BERWYN, PA - AMETEK, Inc. (NYSE:AME), a leading global manufacturer of electronic instruments and electromechanical devices with a market capitalization of $41.4 billion, announced on Monday the establishment of a commercial paper program. Under this new initiative, the company may issue up to $2.3 billion in short-term, unsecured commercial paper notes. According to InvestingPro data, AMETEK operates with a moderate level of debt and maintains a strong financial health score.
The commercial paper program enables AMETEK to borrow, repay, and reborrow funds, with the total outstanding notes not exceeding the $2.3 billion cap at any given time. These notes are expected to have maturities of up to 364 days from the date of issue. The company's current total debt stands at $2.56 billion, with a healthy debt-to-equity ratio of 0.27.
AMETEK has clarified that the notes will be on par with all other unsecured and unsubordinated debt of the company. As of now, no notes have been issued under this program. The company aims to use this program to enhance its financial flexibility, particularly for purposes such as acquisitions.
To ensure liquidity, AMETEK's revolving credit facility will act as a financial safety net for the repayment of the notes. Consequently, the combined debt under the company's revolving credit facility and the commercial paper program will not surpass the $2.3 billion threshold.
The commercial paper program will be facilitated by several dealers, each operating under a commercial paper dealer agreement with AMETEK. The specifics of these agreements, including the dealers involved, have not been disclosed.
It's important to note that these commercial paper notes will not be registered under the Securities Act or any state securities laws. They will be offered and sold in the United States in accordance with applicable exemptions from the registration requirements.

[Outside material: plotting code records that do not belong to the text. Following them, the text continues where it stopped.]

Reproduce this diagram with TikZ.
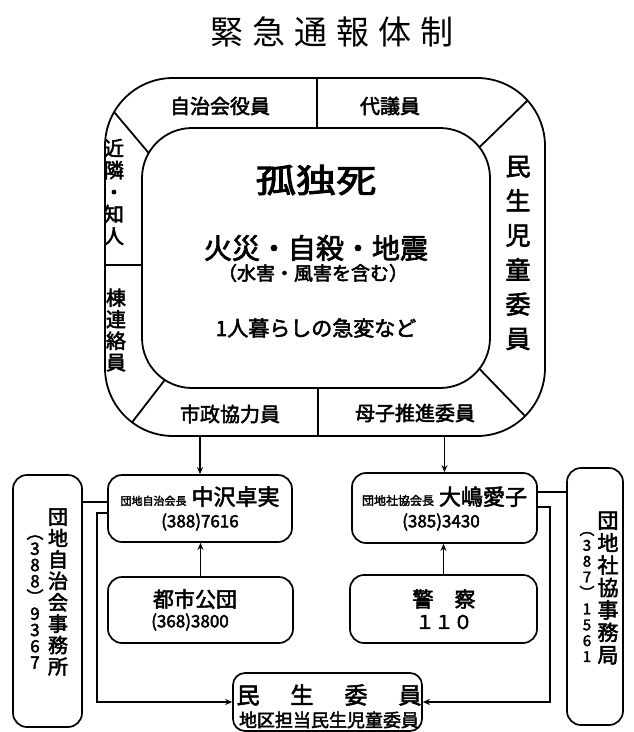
\documentclass[tikz,border=0pt]{standalone}
\usepackage{fontspec}
\usepackage{graphicx}
\newfontfamily\cjk[AutoFakeBold=2.5,BoldFeatures={FakeBold=1.2}]{Noto Sans CJK JP}
\usetikzlibrary{arrows.meta}
\newcommand\jf[2]{\cjk\bfseries\fontsize{#1}{#2}\selectfont}
\begin{document}
\begin{tikzpicture}[x=1pt,y=-1pt,
  ringline/.style={draw, line width=1.8pt, inner sep=0pt},
  box/.style={draw, line width=1.7pt, rounded corners=14pt, inner sep=0pt},
  lbl/.style={inner sep=0pt, align=center},
  conn/.style={line width=1.7pt},
  arr/.style={conn, -{Stealth[length=7pt,width=6pt]}},
]
\useasboundingbox[fill=white] (0,0) rectangle (633,732);

% title
\node[lbl, font=\cjk\fontsize{33}{36}\selectfont] (title) at (332,32)
  {緊\hspace{9pt}急\hspace{9pt}通\hspace{9pt}報\hspace{9pt}体\hspace{9pt}制};

% ring
\node[ringline, rounded corners=68pt, minimum width=440pt, minimum height=358pt] (ring) at (325,257) {};
\node[ringline, rounded corners=50pt, minimum width=348pt, minimum height=260pt] (core) at (316,258) {};

% dividers of the ring
\draw[line width=1.8pt] (317,78) -- (317,128);
\draw[line width=1.8pt] (318,388) -- (318,436);
\draw[line width=1.8pt] (105,265) -- (142,265);
\draw[line width=1.8pt] ([shift={(210:68)}]173,146) -- ([shift={(210:50)}]192,178);
\draw[line width=1.8pt] ([shift={(318:68)}]477,146) -- ([shift={(322:50)}]440,178);
\draw[line width=1.8pt] ([shift={(127:68)}]173,368) -- ([shift={(123:50)}]192,338);
\draw[line width=1.8pt] ([shift={(45:68)}]477,368) -- ([shift={(38:50)}]440,338);

% ring labels
\node[lbl, font=\jf{20}{22}] (jichikai) at (220,106) {自治会役員};
\node[lbl, font=\jf{20}{22}] (daigi) at (390,106) {代議員};
\node[lbl, font=\jf{20}{22}] (kinrin) at (114,192) {近\\隣\\・\\知\\人};
\node[lbl, font=\jf{20}{21.5}] (mune) at (116,330) {棟\\連\\絡\\員};
\node[lbl, font=\jf{25}{34.5}] (minji) at (518,253) {民\\生\\児\\童\\委\\員};
\node[lbl, font=\jf{20}{22}] (shisei) at (230,414) {市政協力員};
\node[lbl, font=\jf{20}{22}] (boshi) at (415,413) {母子推進委員};

% core texts
\node[lbl, font=\jf{33}{36}] (kodoku) at (316,180) {\scalebox{1.22}[1]{孤独死}};
\node[lbl, font=\jf{28}{30}] (kasai) at (316,248) {火災・自殺・地震};
\node[lbl, font=\jf{19}{22}] (suigai) at (313,273) {（水害・風害を含む）};
\node[lbl, font=\jf{21}{24}] (kurashi) at (316,328) {1人暮らしの急変など};

% lower boxes
\node[box, minimum width=184pt, minimum height=67pt] (zhong) at (200,508.5) {};
\node[lbl, anchor=base] (zhongt) at (200,505)
  {{\jf{11}{12}団地自治会長}\hspace{5pt}{\jf{22}{24}中沢卓実}};
\node[lbl, font=\jf{17}{20}] (zhongp) at (200,522) {(388)7616};

\node[box, minimum width=185pt, minimum height=70pt] (ooshima) at (444.5,508) {};
\node[lbl, anchor=base] (ooshimat) at (444.5,505)
  {{\jf{12}{13}団地社協会長}\hspace{5pt}{\jf{22}{24}大嶋愛子}};
\node[lbl, font=\jf{17}{20}] (ooshimap) at (441,522) {(385)3430};

\node[box, minimum width=185pt, minimum height=66pt] (toshi) at (200.5,610) {};
\node[lbl, font=\jf{21}{24}] (toshit) at (195,599) {都市公団};
\node[lbl, font=\jf{17}{20}] (toship) at (190,622) {(368)3800};

\node[box, minimum width=187pt, minimum height=68pt] (keisatsu) at (443.5,609) {};
\node[lbl, font=\jf{21}{24}] (keisatsut) at (444,599) {警　察};
\node[lbl, font=\jf{19}{22}] (keisatsup) at (444,622) {１１０};

\node[box, rounded corners=12pt, minimum width=189pt, minimum height=58pt] (minsei) at (327.5,702) {};
\node[lbl, font=\jf{23}{26}] (minseit) at (329,695)
  {民\hspace{31pt}生\hspace{31pt}委\hspace{31pt}員};
\node[lbl, font=\jf{18}{20}] (minseis) at (329,720) {地区担当民生児童委員};

\node[box, minimum width=69pt, minimum height=252pt] (lefttall) at (47.5,601) {};
\node[lbl, font=\jf{20}{21.4}] (lefttallt) at (58,592) {団\\地\\自\\治\\会\\事\\務\\所};
\node[lbl, font=\jf{17}{16.25}] (lefttallp) at (35,602) {︵\\3\\8\\8\\︶\\9\\3\\6\\7};

\node[box, minimum width=56pt, minimum height=257pt] (righttall) at (595,596.5) {};
\node[lbl, font=\jf{21}{22.4}] (righttallt) at (608,588) {団\\地\\社\\協\\事\\務\\局};
\node[lbl, font=\jf{15}{15.9}] (righttallp) at (587,597) {︵\\3\\8\\7\\︶\\1\\5\\6\\1};

% connectors
\draw[arr] (zhong.north |- ring.south) -- (zhong.north);
\draw[arr] (ooshima.north |- ring.south) -- (ooshima.north);
\draw[arr] (toshi.north) -- (toshi.north |- zhong.south);
\draw[arr] (keisatsu.north) -- (keisatsu.north |- ooshima.south);
\draw[conn] (lefttall.east |- 0,502) -- (zhong.west |- 0,502);
\draw[conn] (righttall.west |- 0,492) -- (ooshima.east |- 0,492);
\draw[arr] (zhong.west |- 0,513) -- (97,513) |- (minsei.west);
\draw[arr] (ooshima.east |- 0,507) -- (550,507) |- (minsei.east);
\end{tikzpicture}
\end{document}
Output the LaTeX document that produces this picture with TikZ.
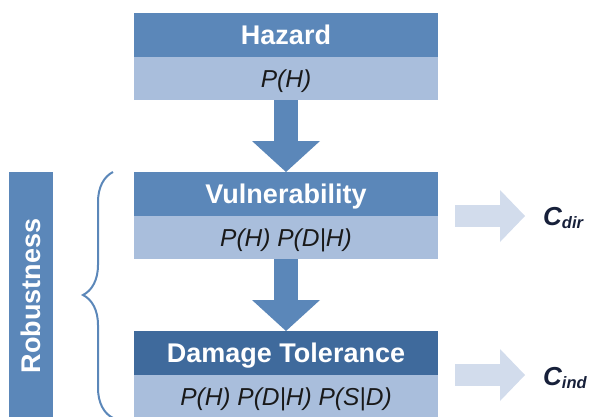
\documentclass[tikz,border=0pt]{standalone}
\usepackage{fontspec}
\setmainfont{Liberation Sans}
\usetikzlibrary{positioning,arrows.meta,decorations.pathreplacing}
\definecolor{headblue}{HTML}{5B87B9}
\definecolor{deepblue}{HTML}{3F6A9C}
\definecolor{lightblue}{HTML}{A9BEDC}
\definecolor{paleblue}{HTML}{D2DCEC}
\definecolor{inkblue}{HTML}{17203A}
\begin{document}
\begin{tikzpicture}[x=1pt,y=-1pt,
  head/.style={fill=headblue,text=white,font=\fontsize{27}{27}\selectfont\bfseries,
    minimum width=304pt,minimum height=44pt,inner sep=0pt,outer sep=0pt,
    text height=19pt,text depth=0pt},
  body/.style={fill=lightblue,text=black!90,font=\fontsize{24.5}{24.5}\selectfont\itshape,
    minimum width=304pt,minimum height=43pt,inner sep=0pt,outer sep=0pt,
    text height=17.5pt,text depth=0pt},
  downarrow/.style={draw=headblue,line width=24pt,
    -{Triangle[width=68pt,length=31pt,line width=0pt]}},
  outarrow/.style={draw=paleblue,line width=22pt,
    -{Triangle[width=52pt,length=25pt,line width=0pt]}},
  cost/.style={text=inkblue,font=\fontsize{26}{26}\selectfont\bfseries\itshape,inner sep=0pt}]
\useasboundingbox (0,0) rectangle (595,416);

% the three stages
\node[head] (haz) at (286,35) {Hazard};
\node[body,below=0pt of haz] (hazp) {P(H)};
\node[head] (vul) at (286,194) {Vulnerability};
\node[body,below=0pt of vul] (vulp) {P(H) P(D|H)};
\node[head,fill=deepblue] (dam) at (286,353) {Damage Tolerance};
\node[body,below=0pt of dam] (damp) {P(H) P(D|H) P(S|D)};

\draw[downarrow] (hazp) -- (vul);
\draw[downarrow] (vulp) -- (dam);

% consequences
\node[cost,anchor=base west] (cdir) at (543,225) {C\raisebox{-3pt}{\fontsize{16.5}{16.5}\selectfont dir}};
\node[cost,anchor=base west] (cind) at (543,385) {C\raisebox{-3pt}{\fontsize{16.5}{16.5}\selectfont ind}};
\coordinate (dirtail) at ([xshift=17pt]vul.south east);
\coordinate (indtail) at ([xshift=17pt]dam.south east);
\draw[outarrow] (dirtail) -- ([xshift=-18pt]cdir.west |- dirtail);
\draw[outarrow] (indtail) -- ([xshift=-18pt]cind.west |- indtail);

% robustness bar and brace
\node[fill=headblue,text=white,font=\fontsize{27}{27}\selectfont\bfseries,rotate=90,
  minimum width=248pt,minimum height=44pt,inner sep=0pt,text height=19pt,text depth=0pt]
  (rob) at (31,296) {Robustness};
\draw[headblue,line width=2pt,decorate,decoration={brace,amplitude=30pt}]
  ([xshift=-21pt]damp.south west) -- ([xshift=-21pt]vul.north west);
\end{tikzpicture}
\end{document}
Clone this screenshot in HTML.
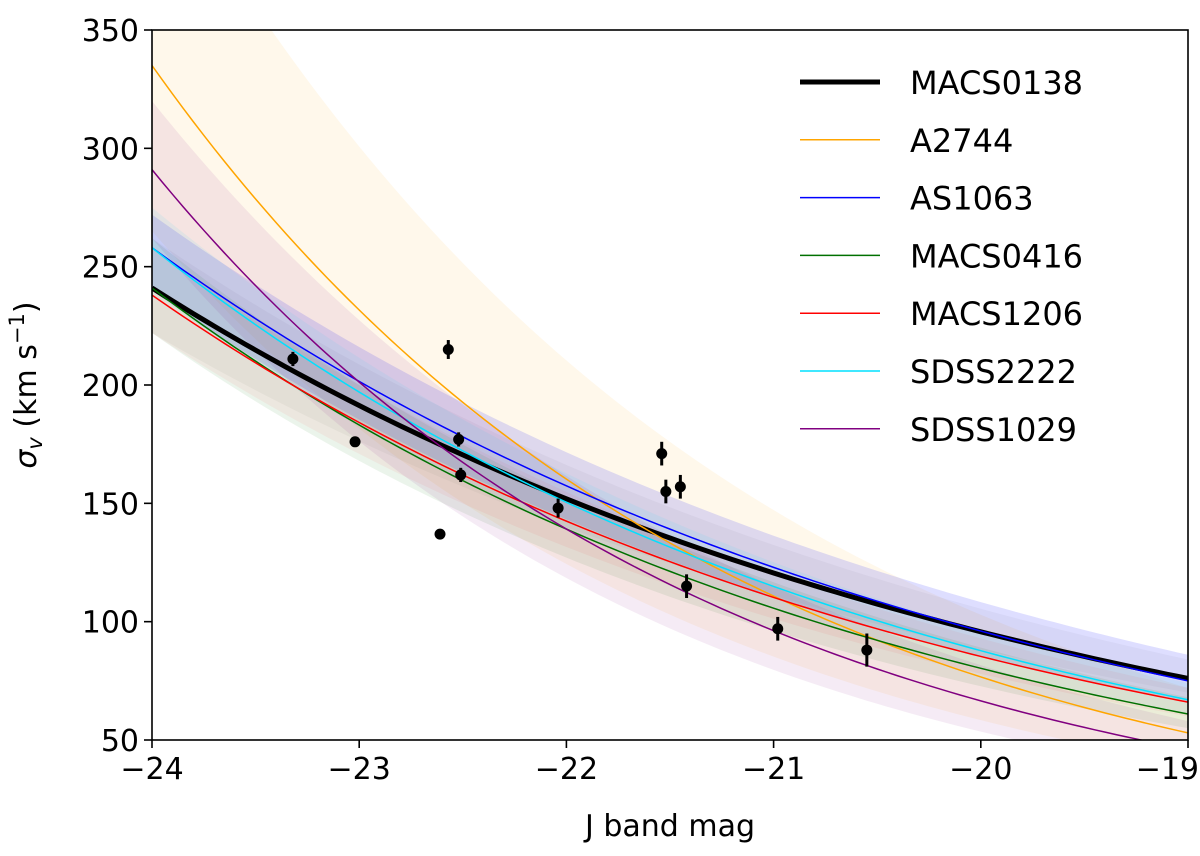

In other recent news, Ametek Inc (NYSE:AME). was upgraded from Neutral to Buy by BofA Securities, with a raised price target of $225, based on anticipated macroeconomic tailwinds and potential mergers and acquisitions activity. KeyBanc Capital Markets also raised their price target for Ametek to $215, maintaining an Overweight rating, despite the company's mixed third-quarter results in 2024. The AZEK Company Inc. reported exceeding its fourth-quarter expectations, with adjusted earnings per share at $0.29 and revenue at $348.2 million, primarily driven by its residential segment's high-single-digit year-over-year growth.
KeyBanc also provided a positive outlook for several industrial companies, suggesting a "Barbell" approach for 2025, which balances investments between companies expected to benefit from cyclical inflections and those with strong growth drivers. The firm reiterated an Overweight rating on Advanced Drainage Systems (NYSE:WMS), Emerson (NYSE:EMR) Electric Co., RBC Bearings Inc (NYSE:RBC)., nVent Electric (NYSE:NVT) plc, and Applied Industrial Technologies (NYSE:AIT), Inc., adjusting their respective price targets.